WHAT NEEDS TO BE DONE: Copy each line holding the string "LaTeX".

INPUT:

[Begin]

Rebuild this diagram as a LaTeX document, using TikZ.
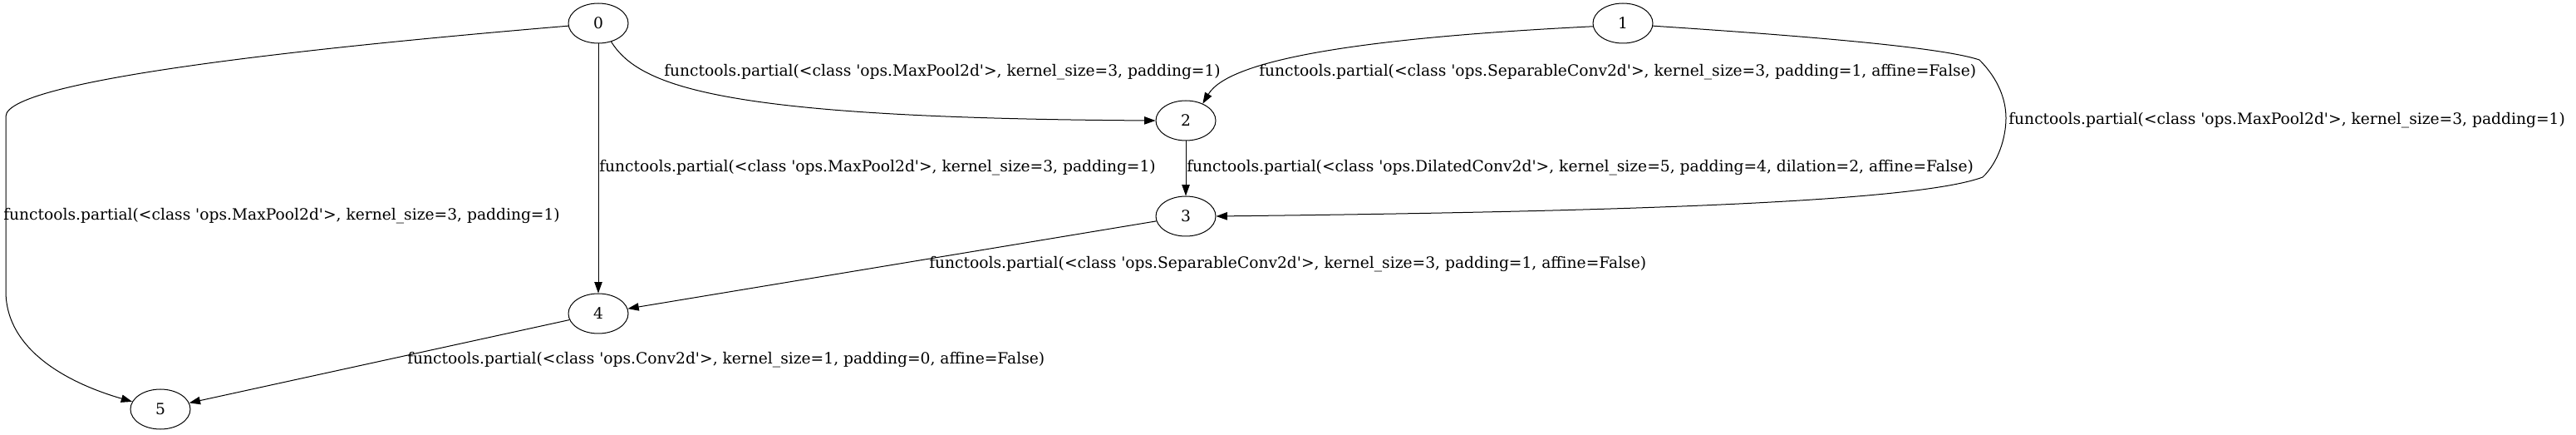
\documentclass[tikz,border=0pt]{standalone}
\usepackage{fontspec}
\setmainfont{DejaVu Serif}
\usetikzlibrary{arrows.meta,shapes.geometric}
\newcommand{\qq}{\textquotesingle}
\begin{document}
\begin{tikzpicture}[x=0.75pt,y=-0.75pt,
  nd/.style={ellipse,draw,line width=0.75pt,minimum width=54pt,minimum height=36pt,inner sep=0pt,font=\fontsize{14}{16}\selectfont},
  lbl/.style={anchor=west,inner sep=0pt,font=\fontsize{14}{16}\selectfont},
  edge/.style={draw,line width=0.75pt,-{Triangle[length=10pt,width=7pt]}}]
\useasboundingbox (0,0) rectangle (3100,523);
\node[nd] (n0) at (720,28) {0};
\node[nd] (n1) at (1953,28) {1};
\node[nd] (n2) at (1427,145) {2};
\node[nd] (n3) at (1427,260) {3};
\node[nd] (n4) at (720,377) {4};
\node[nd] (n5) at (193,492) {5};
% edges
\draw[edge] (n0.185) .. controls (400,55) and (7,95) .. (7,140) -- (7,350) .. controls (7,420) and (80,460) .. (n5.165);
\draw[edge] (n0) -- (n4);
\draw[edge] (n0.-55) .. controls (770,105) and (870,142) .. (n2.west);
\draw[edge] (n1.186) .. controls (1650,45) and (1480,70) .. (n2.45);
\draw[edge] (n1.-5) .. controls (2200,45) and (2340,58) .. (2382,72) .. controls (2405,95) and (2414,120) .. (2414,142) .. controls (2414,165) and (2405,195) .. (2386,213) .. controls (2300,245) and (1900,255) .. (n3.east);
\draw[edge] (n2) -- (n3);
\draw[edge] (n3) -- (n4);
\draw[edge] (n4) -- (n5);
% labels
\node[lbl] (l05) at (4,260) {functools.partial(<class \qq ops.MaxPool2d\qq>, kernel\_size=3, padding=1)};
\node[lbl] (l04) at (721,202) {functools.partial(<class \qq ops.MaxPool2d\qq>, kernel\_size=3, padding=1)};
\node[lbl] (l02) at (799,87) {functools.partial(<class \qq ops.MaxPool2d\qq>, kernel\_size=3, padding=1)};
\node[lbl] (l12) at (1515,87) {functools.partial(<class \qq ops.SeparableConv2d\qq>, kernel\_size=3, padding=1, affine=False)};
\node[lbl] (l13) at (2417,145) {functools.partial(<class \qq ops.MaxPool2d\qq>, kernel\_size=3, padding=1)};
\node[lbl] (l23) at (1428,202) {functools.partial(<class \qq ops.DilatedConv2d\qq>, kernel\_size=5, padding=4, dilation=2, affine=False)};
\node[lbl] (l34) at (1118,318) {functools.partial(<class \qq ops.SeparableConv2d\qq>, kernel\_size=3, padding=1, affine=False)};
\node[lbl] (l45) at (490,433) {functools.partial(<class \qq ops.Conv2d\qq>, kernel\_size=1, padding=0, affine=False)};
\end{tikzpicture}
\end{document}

[End]
[Begin]

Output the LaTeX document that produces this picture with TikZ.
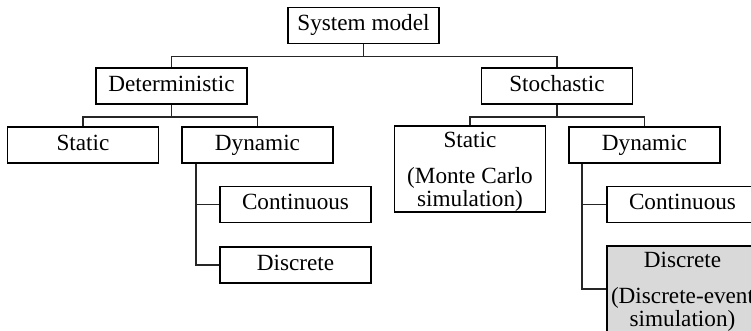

[End]
[Begin]

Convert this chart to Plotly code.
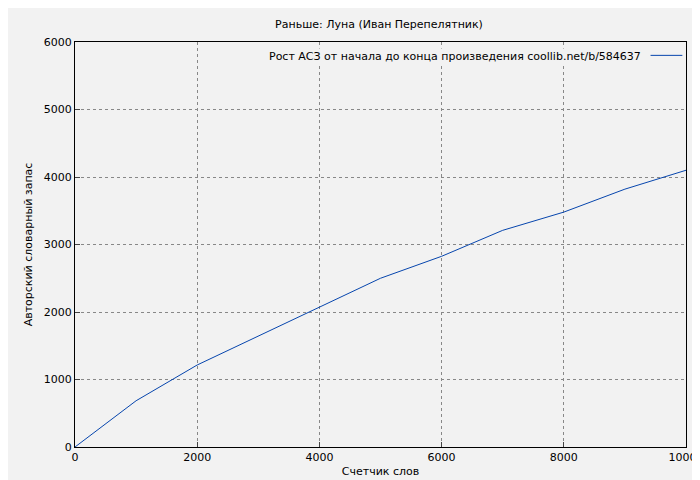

[End]

WRITTEN REPLY:
Rebuild this diagram as a LaTeX document, using TikZ.
Output the LaTeX document that produces this picture with TikZ.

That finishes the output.